The mathematical knowledge in the pyramids is astounding. It demonstrates knowledge of mathematical and astronomical principles, some of which I am sure we still do not understand, MO.

(Out of character editorial) Unlike so many of you I don't think anyone cares what I think, nor should they, and try to post only when what I have to add is external information that would actually be of use in a public forum. Towards that end:


What about the star channels. IIRC the mothers chamber? Had tunnels drilled from the room to the
surface through hundreds of blocks. Some archeologists at one time said hey, that's cute, they almost got these channels to point at stars. Then another came along one day and worked back the sky charts and found that they lined up exactly for around 12500 BC. Then another smarty pants figured out that there was a star missing, that should have been included.

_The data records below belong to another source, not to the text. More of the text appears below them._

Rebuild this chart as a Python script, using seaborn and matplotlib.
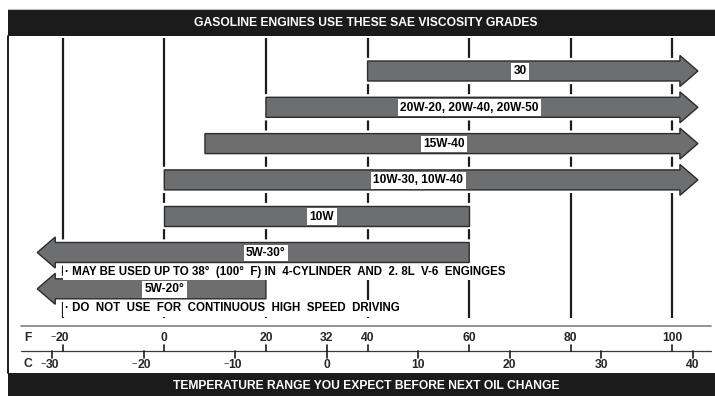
import numpy as np
import matplotlib
matplotlib.use("Agg")
import matplotlib.pyplot as plt
import seaborn as sns
from matplotlib.patches import Polygon, Rectangle
from matplotlib import patheffects as pe

# ---- data -------------------------------------------------------------
grades = ["30", "20W-20, 20W-40, 20W-50", "15W-40", "10W-30, 10W-40",
          "10W", "5W-30°", "5W-20°"]
range_low_f = [40, 20, 8, 0, 0, -25, -25]        # °F, lower end of the band
range_high_f = [105, 105, 105, 105, 60, 60, 20]  # °F, upper end of the band
open_low = [False, False, False, False, False, True, True]
open_high = [True, True, True, True, False, False, False]
label_at_f = [70, 60, 55, 50, 31, 20, 0]

grid_f = [-20, 0, 20, 40, 60, 80, 100]
f_ticks = [-20, 0, 20, 32, 40, 60, 80, 100]
c_ticks = [-30, -20, -10, 0, 10, 20, 30, 40]

notes = ["· MAY BE USED UP TO 38°  (100°  F) IN  4-CYLINDER  AND  2. 8L  V-6  ENGINGES",
         "· DO  NOT  USE  FOR  CONTINUOUS  HIGH  SPEED  DRIVING"]
title = "GASOLINE ENGINES USE THESE SAE VISCOSITY GRADES"
footer = "TEMPERATURE RANGE YOU EXPECT BEFORE NEXT OIL CHANGE"

# ---- style -------------------------------------------------------------
sns.set_theme(style="white")
plt.rcParams["font.family"] = ["Liberation Sans", "DejaVu Sans"]
plt.rcParams["font.weight"] = "bold"

W, H = 715, 396
fig = plt.figure(figsize=(W / 100, H / 100), dpi=100)
ax = fig.add_axes([0, 0, 1, 1])

# x axis in °F, y axis in pixel rows (top = 0)
F0_PX, F_SCALE = 367.57, 5.082          # pixel of 40°F, pixels per °F


def px2f(px):
    return 40 + (px - F0_PX) / F_SCALE


ax.set_xlim(px2f(0), px2f(W))
ax.set_ylim(H, 0)
ax.axis("off")

DARK = "#1c1c1c"
BAR = "#6d6e70"
FS_HEAD = 8.7
FS_LABEL = 8.6
FS_NOTE = 8.3
FS_TICK = 8.7

# header and footer bands
ax.add_patch(Rectangle((px2f(8), 10), px2f(W + 5) - px2f(8), 26,
                       fc="#1b1b1b", ec="none", zorder=5))
ax.plot([px2f(8), px2f(W)], [9, 9], color="#bbbbbb", lw=0.8, zorder=5)
ax.add_patch(Rectangle((px2f(8), 373), px2f(W + 5) - px2f(8), 30,
                       fc="#1b1b1b", ec="none", zorder=5))
ax.text(px2f(366), 23, title, color="white", ha="center", va="center",
        fontsize=FS_HEAD, fontweight="bold", zorder=6)
ax.text(px2f(366), 386, footer, color="white", ha="center", va="center",
        fontsize=FS_HEAD, fontweight="bold", zorder=6)
# left frame edge
ax.plot([px2f(8.5), px2f(8.5)], [36, 373], color=DARK, lw=1.4, zorder=5)

# vertical guide lines
ax.vlines(grid_f, 38, 318, color=DARK, lw=1.6, zorder=1)

# arrows / bars
ROW0, ROW_STEP = 71, 36.3
SHAFT, HEAD = 10, 15.5                 # half heights (px)
HEAD_LEN = 18 / F_SCALE                # head length (°F)
for i, g in enumerate(grades):
    yc = ROW0 + ROW_STEP * i
    lo, hi = range_low_f[i], range_high_f[i]
    pts = []
    if open_low[i]:
        base = lo + HEAD_LEN
        pts += [(lo, yc), (base, yc - HEAD), (base, yc - SHAFT)]
    else:
        pts += [(lo, yc + SHAFT), (lo, yc - SHAFT)]
    if open_high[i]:
        base = hi - HEAD_LEN
        pts += [(base, yc - SHAFT), (base, yc - HEAD), (hi, yc),
                (base, yc + HEAD), (base, yc + SHAFT)]
    else:
        pts += [(hi, yc - SHAFT), (hi, yc + SHAFT)]
    if open_low[i]:
        pts += [(lo + HEAD_LEN, yc + SHAFT), (lo + HEAD_LEN, yc + HEAD)]
    poly = Polygon(pts, closed=True, fc=BAR, ec="#2b2b2b", lw=1.0,
                   joinstyle="miter", zorder=2)
    poly.set_path_effects([pe.withStroke(linewidth=4.5, foreground="white")])
    ax.add_patch(poly)
    ax.text(label_at_f[i], yc + 0.5, g, ha="center", va="center",
            fontsize=FS_LABEL, fontweight="bold", color="black", zorder=3,
            bbox=dict(boxstyle="square,pad=0.2", fc="white", ec="none"))

# notes under the 5W grades
for k, note in enumerate(notes):
    yc = ROW0 + ROW_STEP * (5 + k) + 19.5
    ax.text(px2f(65), yc, note, ha="left", va="center", fontsize=FS_NOTE,
            fontweight="bold", color="black", zorder=3,
            bbox=dict(boxstyle="square,pad=0.2", fc="white", ec="none"))

# temperature scales
ax.plot([px2f(21), px2f(711)], [326, 326], color="#8a8a8a", lw=1.3, zorder=1)
ax.plot([px2f(21), px2f(711)], [351, 351], color="#3a3a3a", lw=0.9, zorder=1)
ax.text(px2f(28), 338, "F", ha="center", va="center", fontsize=FS_TICK,
        fontweight="bold")
ax.text(px2f(28), 364, "C", ha="center", va="center", fontsize=FS_TICK,
        fontweight="bold")


def tick_label(x, y, value):
    digits = str(abs(value))
    t = ax.text(x, y, digits, ha="center", va="center", fontsize=FS_TICK,
                fontweight="bold")
    if value < 0:
        # small raised minus sign just in front of the digits
        dx = (len(digits) * 4.85 / 2 + 2.0) / F_SCALE
        ax.text(x - dx, y - 2.0, "\u2212", ha="right", va="center",
                fontsize=6.5, fontweight="normal")
    return t


for f in f_ticks:
    ax.plot([f, f], [345, 351], color=DARK, lw=1.2)
    tick_label(f, 338, f)
for c in c_ticks:
    f = c * 9 / 5 + 32
    ax.plot([f, f], [351, 357.5], color=DARK, lw=1.2)
    tick_label(f, 364.5, c)

fig.savefig("out.png", dpi=100, facecolor="white")
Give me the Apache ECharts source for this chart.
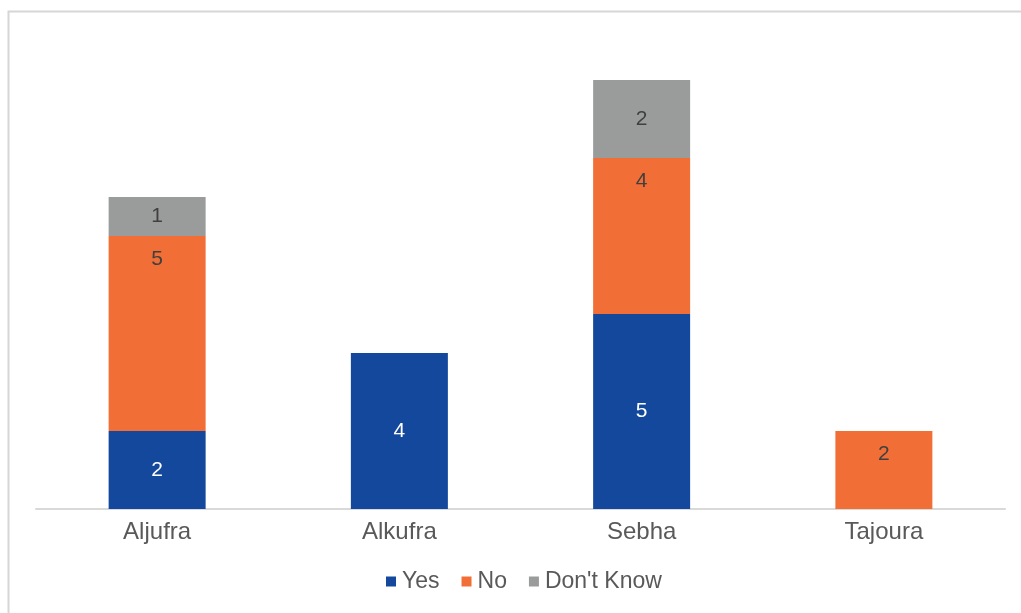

He figured out where in the chamber it would have arrived and, in the 60s maybe? Whichever time period Egypt was allowing archeological people into giza, he took his chisel and lo and behold, a tunnel behind about 6 inches of rock. This is the tunnel that in the 80's was examined with a camera strapped to a crawling robot. It was found to be a gradually increasing size tunnel that ended in a wooden door with what appeared to be iron bands or handles.

All of this is from memory, condensed from probably 30-60 pages in the book I referred to previously.

So why don't we hear more about these channels. Are all our copper sand guys going to say they drilled through all the blocks in their final place? Or did they drill them one at a time from elaborate mathematical plans and stack the blocks accordingly?

I picture some giant wooden jig holding a 100 meter sagging wooden drilling rod hanging off the side of the pyramid in a gravity defying dance with.... well, it doesn't matter what I think. Notwithstanding, it is clear to me that whomever built them, wanted us to know that the procession of the equinoxes is very significant.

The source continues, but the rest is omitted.